As a matter of fact, I was rather opposed to the publication of a constitutional manifesto. I gave much thought to the alternative plan of setting up a military dictatorship. The original text of the document was drafted against my will and behind my back. Seeing however that those on high were intent upon issuing the Manifesto, I insisted that my own version of it be adopted if I were to be appointed Prime Minister.
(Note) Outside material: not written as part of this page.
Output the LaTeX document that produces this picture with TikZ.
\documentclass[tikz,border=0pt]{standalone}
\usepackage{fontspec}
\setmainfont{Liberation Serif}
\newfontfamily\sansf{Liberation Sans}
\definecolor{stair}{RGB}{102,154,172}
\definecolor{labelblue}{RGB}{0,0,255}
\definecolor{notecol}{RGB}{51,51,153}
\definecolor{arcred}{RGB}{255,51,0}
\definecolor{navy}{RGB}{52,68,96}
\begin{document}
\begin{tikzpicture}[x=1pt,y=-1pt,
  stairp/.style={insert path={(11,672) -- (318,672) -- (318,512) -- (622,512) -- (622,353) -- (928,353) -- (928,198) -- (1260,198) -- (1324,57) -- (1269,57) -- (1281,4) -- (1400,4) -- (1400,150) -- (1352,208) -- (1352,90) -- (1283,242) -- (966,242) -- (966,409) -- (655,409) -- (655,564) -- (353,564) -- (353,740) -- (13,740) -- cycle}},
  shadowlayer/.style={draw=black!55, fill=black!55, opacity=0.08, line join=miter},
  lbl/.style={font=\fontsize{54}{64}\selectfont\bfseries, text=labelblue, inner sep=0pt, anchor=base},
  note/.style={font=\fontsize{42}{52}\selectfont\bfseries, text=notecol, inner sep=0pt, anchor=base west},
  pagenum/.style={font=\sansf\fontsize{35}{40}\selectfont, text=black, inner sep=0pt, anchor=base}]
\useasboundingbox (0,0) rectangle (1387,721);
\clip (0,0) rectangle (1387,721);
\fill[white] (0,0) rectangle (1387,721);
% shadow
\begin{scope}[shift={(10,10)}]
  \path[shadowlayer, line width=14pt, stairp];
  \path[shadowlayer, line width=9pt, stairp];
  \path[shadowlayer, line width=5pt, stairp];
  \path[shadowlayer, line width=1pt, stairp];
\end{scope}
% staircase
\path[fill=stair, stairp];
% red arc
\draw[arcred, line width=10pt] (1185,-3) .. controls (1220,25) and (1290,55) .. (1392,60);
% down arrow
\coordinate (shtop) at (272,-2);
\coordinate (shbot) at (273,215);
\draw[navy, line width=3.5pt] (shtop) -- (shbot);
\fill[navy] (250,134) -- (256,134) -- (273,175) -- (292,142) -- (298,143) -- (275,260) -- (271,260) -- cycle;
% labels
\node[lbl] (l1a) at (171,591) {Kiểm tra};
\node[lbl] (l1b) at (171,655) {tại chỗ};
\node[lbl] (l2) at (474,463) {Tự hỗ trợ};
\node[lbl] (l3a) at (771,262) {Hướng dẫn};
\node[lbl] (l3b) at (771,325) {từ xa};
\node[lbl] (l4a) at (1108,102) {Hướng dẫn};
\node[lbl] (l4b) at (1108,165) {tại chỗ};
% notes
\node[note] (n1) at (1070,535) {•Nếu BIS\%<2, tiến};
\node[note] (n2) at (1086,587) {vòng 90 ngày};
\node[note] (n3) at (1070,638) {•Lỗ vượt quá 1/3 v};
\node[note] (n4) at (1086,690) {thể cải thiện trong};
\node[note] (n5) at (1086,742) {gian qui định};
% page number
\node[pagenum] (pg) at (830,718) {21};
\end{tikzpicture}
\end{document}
The effect of the act of October 17th was in many ways salutary. Thus for instance the Manifesto destroyed the unified front that had made the opposition camp so formidable. It sobered up the country, so that the voice of patriotism was heard in the land again. Propertied people got ready to do battle and rose in defense of their possessions. But it also had its serious drawbacks.
The Manifesto was a bolt from the blue. Most provincial authorities did not understand what was happening, and many clearly lacked sympathy for the new course of policy. Because the Manifesto arrived so unexpectedly, regions that had already been in tension were thrown into a frenzy by it. Violent outbreaks -- both revolutionary and counter-revolutionary -- took place all over the country, the reactionary manifestations involving (of course) anti-Jewish pogroms. (4) These last were organized (or at least encouraged) by local authorities. That is what I feared, and that was why I opposed the idea of issuing a Manifesto. Furthermore, it cast the shadow of undue haste upon all the other acts of the Government.
I did not for a moment doubt the necessity of a parliamentary regime for the country. In those days even the conservatives advocated a constitution. In fact, there were no conservatives in Russia on the eve of October 17, 1905. The Manifesto cut Russia's past from its present like a scalpel. This historic operation was surely necessary, but it should have been performed with greater care and more precautions. Still, I thank God that the constitution has been granted. It is far better that the past has been cut off (even though somewhat roughly and hurriedly) than if it had been slowly hacked off with a blunt saw wielded by a bungling surgeon....
Notes:
1. Nikolai Nikolaevich Romanov, the Tsar's first cousin once removed. Popular in military circles, he apparently was instrumental in convincing the Tsar that order could in fact be maintained if/when the Manifesto was signed.
2. Aleksandr Dmitrovich Obolenskii (1847-1917). Member of an old noble family, one of whom (E. P. Obolenskii) had been a noted Decembrist. Owner of the Bakhmet'ev glass factories from 1884, from 1892 the Head Procurator of the Second Department of the State Senate.
3. I. L. Goremykin, Minister of Internal Affairs 1895-1899, President of the Council of Ministers in April-June 1906 and again 1914-1916. A counter-reformer and opponent of the progressive bloc in the Duma, he was considered a protege of Tsarina Alexandra and of Grigorii Rasputin.
4. Pogrom = Orchestrated violence (up to outright massacre) against a targeted social group, especially Jews. From a Russian root meaning "to cause havoc."
Translation excerpted from the Memoirs (Vospominaniia) of Count Witte. Revised (syntactical changes, notes, repunctuation and other emendation) by Jon Bone.